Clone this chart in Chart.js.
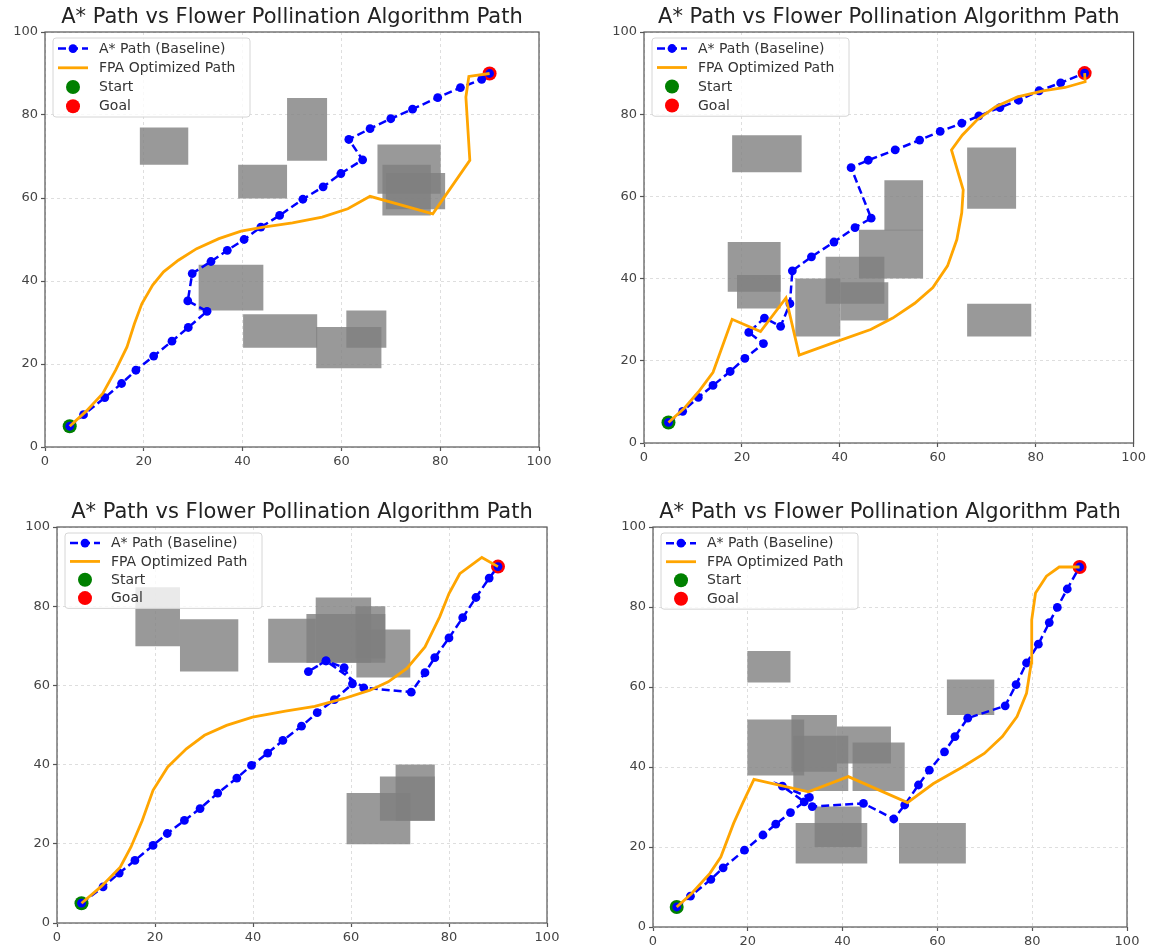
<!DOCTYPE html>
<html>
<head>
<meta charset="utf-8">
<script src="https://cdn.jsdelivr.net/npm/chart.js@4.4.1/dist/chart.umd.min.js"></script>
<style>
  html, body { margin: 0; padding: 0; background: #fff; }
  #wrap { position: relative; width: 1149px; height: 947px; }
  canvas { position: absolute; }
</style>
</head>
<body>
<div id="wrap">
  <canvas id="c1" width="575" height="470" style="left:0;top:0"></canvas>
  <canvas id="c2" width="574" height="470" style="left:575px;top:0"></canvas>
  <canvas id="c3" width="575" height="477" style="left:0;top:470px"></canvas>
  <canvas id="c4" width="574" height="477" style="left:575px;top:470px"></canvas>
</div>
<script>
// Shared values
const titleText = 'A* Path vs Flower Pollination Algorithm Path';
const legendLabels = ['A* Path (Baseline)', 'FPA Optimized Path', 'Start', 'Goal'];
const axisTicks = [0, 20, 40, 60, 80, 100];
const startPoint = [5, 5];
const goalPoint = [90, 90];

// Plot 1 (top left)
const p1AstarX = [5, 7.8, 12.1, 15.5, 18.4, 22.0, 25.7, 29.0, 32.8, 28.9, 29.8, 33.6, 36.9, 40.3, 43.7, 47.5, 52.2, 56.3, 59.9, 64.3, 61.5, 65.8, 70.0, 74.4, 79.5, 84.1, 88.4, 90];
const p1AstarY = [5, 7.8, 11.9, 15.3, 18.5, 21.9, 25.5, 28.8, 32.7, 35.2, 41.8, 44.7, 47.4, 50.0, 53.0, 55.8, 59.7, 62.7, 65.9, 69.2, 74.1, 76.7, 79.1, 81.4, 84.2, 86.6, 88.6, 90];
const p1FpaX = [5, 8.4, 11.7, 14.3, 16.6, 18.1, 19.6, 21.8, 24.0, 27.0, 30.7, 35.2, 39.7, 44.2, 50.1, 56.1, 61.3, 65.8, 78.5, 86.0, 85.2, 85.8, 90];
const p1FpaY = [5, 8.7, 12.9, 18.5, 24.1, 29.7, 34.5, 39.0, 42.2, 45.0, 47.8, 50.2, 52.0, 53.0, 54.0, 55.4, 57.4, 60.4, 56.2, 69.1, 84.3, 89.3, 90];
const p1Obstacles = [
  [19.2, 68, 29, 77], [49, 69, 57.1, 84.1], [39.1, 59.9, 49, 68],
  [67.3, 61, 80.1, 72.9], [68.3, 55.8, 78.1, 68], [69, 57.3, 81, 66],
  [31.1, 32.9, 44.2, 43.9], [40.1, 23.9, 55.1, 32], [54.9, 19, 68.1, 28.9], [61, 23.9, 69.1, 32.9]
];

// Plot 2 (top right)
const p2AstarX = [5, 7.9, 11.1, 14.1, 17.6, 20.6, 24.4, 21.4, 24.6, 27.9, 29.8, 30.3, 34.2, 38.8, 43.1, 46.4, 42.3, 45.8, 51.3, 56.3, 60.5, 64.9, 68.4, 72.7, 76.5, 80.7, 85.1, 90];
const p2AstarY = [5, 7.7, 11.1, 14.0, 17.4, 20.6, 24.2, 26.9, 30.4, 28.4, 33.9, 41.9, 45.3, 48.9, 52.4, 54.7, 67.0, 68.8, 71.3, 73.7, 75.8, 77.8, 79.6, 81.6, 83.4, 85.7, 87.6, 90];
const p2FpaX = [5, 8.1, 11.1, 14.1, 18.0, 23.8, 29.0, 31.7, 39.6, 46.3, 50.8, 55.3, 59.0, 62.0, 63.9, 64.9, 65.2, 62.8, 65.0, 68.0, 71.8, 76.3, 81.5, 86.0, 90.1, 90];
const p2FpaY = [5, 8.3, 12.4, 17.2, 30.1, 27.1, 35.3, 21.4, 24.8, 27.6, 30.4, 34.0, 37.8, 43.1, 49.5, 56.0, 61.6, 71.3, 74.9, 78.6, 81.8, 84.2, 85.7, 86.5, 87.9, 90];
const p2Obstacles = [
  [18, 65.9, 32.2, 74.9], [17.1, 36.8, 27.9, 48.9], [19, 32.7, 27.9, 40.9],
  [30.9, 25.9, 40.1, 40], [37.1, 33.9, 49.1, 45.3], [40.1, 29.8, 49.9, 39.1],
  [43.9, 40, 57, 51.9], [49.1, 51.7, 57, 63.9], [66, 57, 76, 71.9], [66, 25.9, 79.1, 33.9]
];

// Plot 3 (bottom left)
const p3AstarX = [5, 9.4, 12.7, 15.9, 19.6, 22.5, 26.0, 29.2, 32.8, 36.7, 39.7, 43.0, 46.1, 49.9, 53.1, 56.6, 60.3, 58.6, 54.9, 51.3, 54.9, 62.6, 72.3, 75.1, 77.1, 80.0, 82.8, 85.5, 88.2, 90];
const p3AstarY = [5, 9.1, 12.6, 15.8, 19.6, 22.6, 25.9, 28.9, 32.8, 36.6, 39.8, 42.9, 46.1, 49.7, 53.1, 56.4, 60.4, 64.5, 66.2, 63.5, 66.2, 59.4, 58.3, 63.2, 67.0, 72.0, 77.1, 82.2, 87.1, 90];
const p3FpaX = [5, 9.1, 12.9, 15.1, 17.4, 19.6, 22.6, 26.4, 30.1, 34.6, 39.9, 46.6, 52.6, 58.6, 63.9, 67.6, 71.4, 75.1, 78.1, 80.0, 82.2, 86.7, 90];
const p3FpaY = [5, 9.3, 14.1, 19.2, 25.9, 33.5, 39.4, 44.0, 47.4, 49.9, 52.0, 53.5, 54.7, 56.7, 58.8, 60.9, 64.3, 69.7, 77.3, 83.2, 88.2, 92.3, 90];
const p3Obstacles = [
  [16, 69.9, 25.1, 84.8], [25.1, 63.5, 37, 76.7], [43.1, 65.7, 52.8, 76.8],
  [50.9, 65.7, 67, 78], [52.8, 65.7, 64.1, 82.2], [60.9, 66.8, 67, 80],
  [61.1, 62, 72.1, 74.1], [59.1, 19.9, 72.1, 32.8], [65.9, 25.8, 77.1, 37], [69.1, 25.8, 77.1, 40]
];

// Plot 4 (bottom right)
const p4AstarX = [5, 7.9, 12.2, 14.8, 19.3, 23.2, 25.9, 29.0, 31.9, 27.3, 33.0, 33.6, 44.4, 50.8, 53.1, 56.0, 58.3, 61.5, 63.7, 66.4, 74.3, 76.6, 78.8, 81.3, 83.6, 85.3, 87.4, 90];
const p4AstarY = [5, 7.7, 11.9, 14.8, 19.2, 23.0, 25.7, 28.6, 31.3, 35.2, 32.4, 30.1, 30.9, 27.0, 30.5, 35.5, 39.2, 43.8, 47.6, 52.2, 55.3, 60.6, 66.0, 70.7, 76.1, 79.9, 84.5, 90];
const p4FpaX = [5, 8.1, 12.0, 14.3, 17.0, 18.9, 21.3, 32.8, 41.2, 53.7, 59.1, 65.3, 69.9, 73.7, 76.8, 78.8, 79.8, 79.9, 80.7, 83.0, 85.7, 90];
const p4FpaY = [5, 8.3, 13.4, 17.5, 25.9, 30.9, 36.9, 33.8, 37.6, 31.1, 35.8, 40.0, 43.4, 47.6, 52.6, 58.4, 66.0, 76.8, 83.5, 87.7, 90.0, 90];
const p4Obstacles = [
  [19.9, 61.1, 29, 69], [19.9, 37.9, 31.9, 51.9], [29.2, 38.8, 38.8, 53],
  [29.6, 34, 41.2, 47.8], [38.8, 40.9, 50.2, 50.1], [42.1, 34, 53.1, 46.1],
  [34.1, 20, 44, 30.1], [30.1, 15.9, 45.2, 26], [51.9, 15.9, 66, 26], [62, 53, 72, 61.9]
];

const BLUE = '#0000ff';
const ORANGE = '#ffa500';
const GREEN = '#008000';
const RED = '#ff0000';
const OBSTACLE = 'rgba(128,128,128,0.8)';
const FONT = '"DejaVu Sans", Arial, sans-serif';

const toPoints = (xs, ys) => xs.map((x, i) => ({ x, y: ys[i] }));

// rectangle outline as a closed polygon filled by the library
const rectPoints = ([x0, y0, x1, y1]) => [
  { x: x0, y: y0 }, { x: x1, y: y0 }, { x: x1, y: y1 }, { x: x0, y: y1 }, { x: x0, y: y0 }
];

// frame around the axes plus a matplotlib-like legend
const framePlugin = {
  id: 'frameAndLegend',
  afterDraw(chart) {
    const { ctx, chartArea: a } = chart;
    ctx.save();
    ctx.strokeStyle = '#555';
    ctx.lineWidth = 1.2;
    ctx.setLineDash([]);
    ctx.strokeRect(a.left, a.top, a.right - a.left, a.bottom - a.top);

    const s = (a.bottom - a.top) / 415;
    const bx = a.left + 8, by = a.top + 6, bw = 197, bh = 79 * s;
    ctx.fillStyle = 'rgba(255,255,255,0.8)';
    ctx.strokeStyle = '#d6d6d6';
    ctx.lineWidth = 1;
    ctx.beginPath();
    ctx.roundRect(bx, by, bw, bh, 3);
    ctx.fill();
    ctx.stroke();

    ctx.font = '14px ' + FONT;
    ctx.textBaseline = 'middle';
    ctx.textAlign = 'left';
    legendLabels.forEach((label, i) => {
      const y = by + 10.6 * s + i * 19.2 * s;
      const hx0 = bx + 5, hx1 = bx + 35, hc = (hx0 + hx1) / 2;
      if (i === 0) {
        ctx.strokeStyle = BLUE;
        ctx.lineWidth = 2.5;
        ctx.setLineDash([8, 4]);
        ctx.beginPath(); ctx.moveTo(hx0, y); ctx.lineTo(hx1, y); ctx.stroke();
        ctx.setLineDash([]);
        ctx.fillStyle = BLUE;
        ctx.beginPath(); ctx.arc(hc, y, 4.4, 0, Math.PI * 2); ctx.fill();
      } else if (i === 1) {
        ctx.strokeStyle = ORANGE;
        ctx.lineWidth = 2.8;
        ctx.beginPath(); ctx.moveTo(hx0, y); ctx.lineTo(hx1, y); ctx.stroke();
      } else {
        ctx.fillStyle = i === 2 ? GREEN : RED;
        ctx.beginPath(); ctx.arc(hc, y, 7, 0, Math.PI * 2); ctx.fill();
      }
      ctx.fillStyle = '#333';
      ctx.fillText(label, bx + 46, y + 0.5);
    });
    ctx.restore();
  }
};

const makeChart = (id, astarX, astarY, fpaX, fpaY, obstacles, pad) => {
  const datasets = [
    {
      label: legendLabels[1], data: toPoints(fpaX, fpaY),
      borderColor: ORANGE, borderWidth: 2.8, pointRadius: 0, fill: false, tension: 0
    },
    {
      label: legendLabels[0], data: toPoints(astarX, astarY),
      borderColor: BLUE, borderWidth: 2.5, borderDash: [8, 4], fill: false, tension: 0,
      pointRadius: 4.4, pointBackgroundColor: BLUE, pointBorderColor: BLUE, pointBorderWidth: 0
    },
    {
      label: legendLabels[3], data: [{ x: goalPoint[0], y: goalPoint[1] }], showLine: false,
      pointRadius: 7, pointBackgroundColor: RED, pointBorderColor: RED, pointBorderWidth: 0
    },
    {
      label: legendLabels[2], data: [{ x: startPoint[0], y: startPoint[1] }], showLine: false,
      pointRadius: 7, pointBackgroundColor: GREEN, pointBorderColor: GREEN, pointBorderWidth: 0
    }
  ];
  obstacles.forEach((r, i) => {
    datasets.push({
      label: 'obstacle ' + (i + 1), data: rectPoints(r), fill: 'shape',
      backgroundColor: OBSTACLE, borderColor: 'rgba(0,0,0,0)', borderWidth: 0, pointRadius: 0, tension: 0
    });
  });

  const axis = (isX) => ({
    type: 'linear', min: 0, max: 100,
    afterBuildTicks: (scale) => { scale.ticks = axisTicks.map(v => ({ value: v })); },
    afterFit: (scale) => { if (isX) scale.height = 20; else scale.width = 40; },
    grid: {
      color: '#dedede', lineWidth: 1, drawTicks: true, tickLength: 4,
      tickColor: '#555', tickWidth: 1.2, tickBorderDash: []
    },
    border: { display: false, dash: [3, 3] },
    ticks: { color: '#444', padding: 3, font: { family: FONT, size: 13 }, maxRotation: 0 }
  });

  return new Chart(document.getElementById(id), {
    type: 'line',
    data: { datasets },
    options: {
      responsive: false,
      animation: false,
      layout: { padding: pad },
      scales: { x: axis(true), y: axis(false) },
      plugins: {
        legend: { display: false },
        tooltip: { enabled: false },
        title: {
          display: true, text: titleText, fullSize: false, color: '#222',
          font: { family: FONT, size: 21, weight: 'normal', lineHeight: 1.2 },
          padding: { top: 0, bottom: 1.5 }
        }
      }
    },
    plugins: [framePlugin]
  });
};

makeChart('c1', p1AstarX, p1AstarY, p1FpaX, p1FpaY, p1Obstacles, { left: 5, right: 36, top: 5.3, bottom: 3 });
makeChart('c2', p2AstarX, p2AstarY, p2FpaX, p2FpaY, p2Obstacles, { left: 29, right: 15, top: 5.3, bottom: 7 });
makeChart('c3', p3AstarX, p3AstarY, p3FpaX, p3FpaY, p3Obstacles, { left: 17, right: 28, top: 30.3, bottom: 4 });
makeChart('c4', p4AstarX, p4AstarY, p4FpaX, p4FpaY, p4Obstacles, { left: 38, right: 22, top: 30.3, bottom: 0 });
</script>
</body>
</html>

------------------------------------------------------------

▸ WHAT YOU ARE ASKED TO DO
Up to and including the line with "const goalPoint = [90, 90];", copy the data above from its first line. Skip pictures.

▸ THE REPLY
Clone this chart in Chart.js.
<!DOCTYPE html>
<html>
<head>
<meta charset="utf-8">
<script src="https://cdn.jsdelivr.net/npm/chart.js@4.4.1/dist/chart.umd.min.js"></script>
<style>
  html, body { margin: 0; padding: 0; background: #fff; }
  #wrap { position: relative; width: 1149px; height: 947px; }
  canvas { position: absolute; }
</style>
</head>
<body>
<div id="wrap">
  <canvas id="c1" width="575" height="470" style="left:0;top:0"></canvas>
  <canvas id="c2" width="574" height="470" style="left:575px;top:0"></canvas>
  <canvas id="c3" width="575" height="477" style="left:0;top:470px"></canvas>
  <canvas id="c4" width="574" height="477" style="left:575px;top:470px"></canvas>
</div>
<script>
// Shared values
const titleText = 'A* Path vs Flower Pollination Algorithm Path';
const legendLabels = ['A* Path (Baseline)', 'FPA Optimized Path', 'Start', 'Goal'];
const axisTicks = [0, 20, 40, 60, 80, 100];
const startPoint = [5, 5];
const goalPoint = [90, 90];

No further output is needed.